TASK REQUIREMENTS: Output all entries verbatim. Skip pictures.

(Figure scripts)

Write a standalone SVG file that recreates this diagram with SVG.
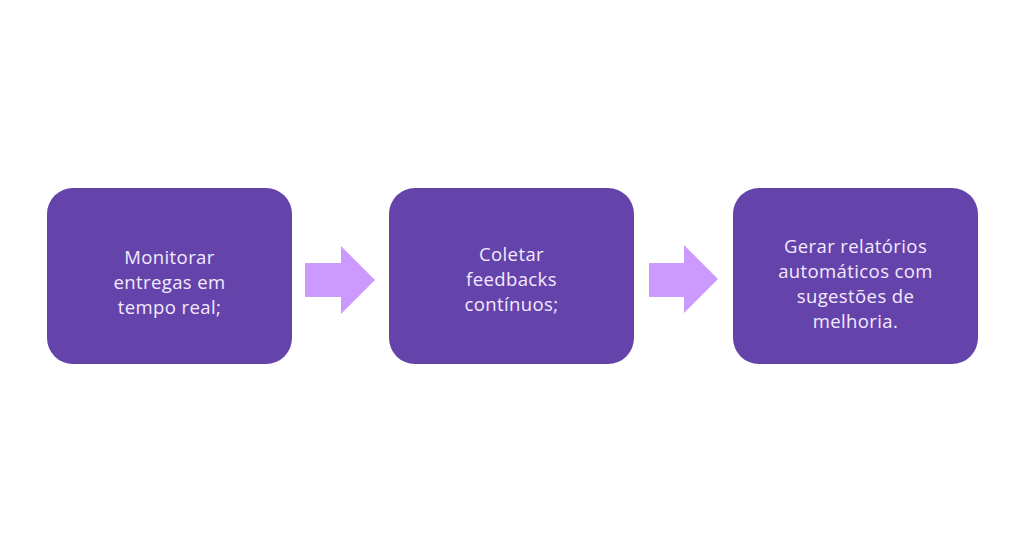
<svg xmlns="http://www.w3.org/2000/svg" width="1024" height="553" viewBox="0 0 1024 553">
<style>
.box{fill:#6444AA;}
.arrow{fill:#CC99FF;}
.lbl{font-family:"Open Sans","Liberation Sans",sans-serif;font-size:18.5px;letter-spacing:0.4px;fill:#F3EAFF;text-anchor:middle;}
</style>
<rect width="1024" height="553" fill="#FFFFFF"/>
<g id="node1">
<rect class="box" x="47" y="188" width="245" height="176" rx="26"/>
<text class="lbl" x="169.5" y="264">Monitorar</text>
<text class="lbl" x="169.5" y="289">entregas em</text>
<text class="lbl" x="169.5" y="314">tempo real;</text>
</g>
<g id="node2">
<rect class="box" x="389" y="188" width="245" height="176" rx="26"/>
<text class="lbl" x="511.5" y="261">Coletar</text>
<text class="lbl" x="511.5" y="286">feedbacks</text>
<text class="lbl" x="511.5" y="311">contínuos;</text>
</g>
<g id="node3">
<rect class="box" x="733" y="188" width="245" height="176" rx="26"/>
<text class="lbl" x="855.5" y="253">Gerar relatórios</text>
<text class="lbl" x="855.5" y="278">automáticos com</text>
<text class="lbl" x="855.5" y="303">sugestões de</text>
<text class="lbl" x="855.5" y="328">melhoria.</text>
</g>
<g id="connectors">
<polygon class="arrow" points="305,263 341,263 341,246 375,280 341,314 341,297 305,297"/>
<polygon class="arrow" points="649,263 684,263 684,245 718,279 684,313 684,297 649,297"/>
</g>
</svg>
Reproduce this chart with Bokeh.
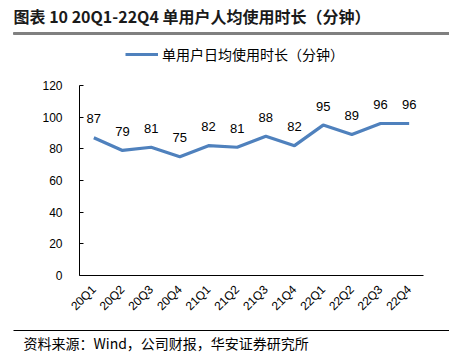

REPLY TO THE EXERCISE:
Write a standalone SVG file that recreates this diagram with SVG.
<svg xmlns="http://www.w3.org/2000/svg" width="1024" height="553" viewBox="0 0 1024 553">
<style>
.box{fill:#6444AA;}
.arrow{fill:#CC99FF;}
.lbl{font-family:"Open Sans","Liberation Sans",sans-serif;font-size:18.5px;letter-spacing:0.4px;fill:#F3EAFF;text-anchor:middle;}
</style>
<rect width="1024" height="553" fill="#FFFFFF"/>
<g id="node1">
<rect class="box" x="47" y="188" width="245" height="176" rx="26"/>
<text class="lbl" x="169.5" y="264">Monitorar</text>
<text class="lbl" x="169.5" y="289">entregas em</text>
<text class="lbl" x="169.5" y="314">tempo real;</text>
</g>
<g id="node2">
<rect class="box" x="389" y="188" width="245" height="176" rx="26"/>
<text class="lbl" x="511.5" y="261">Coletar</text>
<text class="lbl" x="511.5" y="286">feedbacks</text>
<text class="lbl" x="511.5" y="311">contínuos;</text>
</g>
<g id="node3">
<rect class="box" x="733" y="188" width="245" height="176" rx="26"/>
<text class="lbl" x="855.5" y="253">Gerar relatórios</text>
<text class="lbl" x="855.5" y="278">automáticos com</text>
<text class="lbl" x="855.5" y="303">sugestões de</text>
<text class="lbl" x="855.5" y="328">melhoria.</text>
</g>
<g id="connectors">
<polygon class="arrow" points="305,263 341,263 341,246 375,280 341,314 341,297 305,297"/>
<polygon class="arrow" points="649,263 684,263 684,245 718,279 684,313 684,297 649,297"/>
</g>
</svg>
Reproduce this chart with Bokeh.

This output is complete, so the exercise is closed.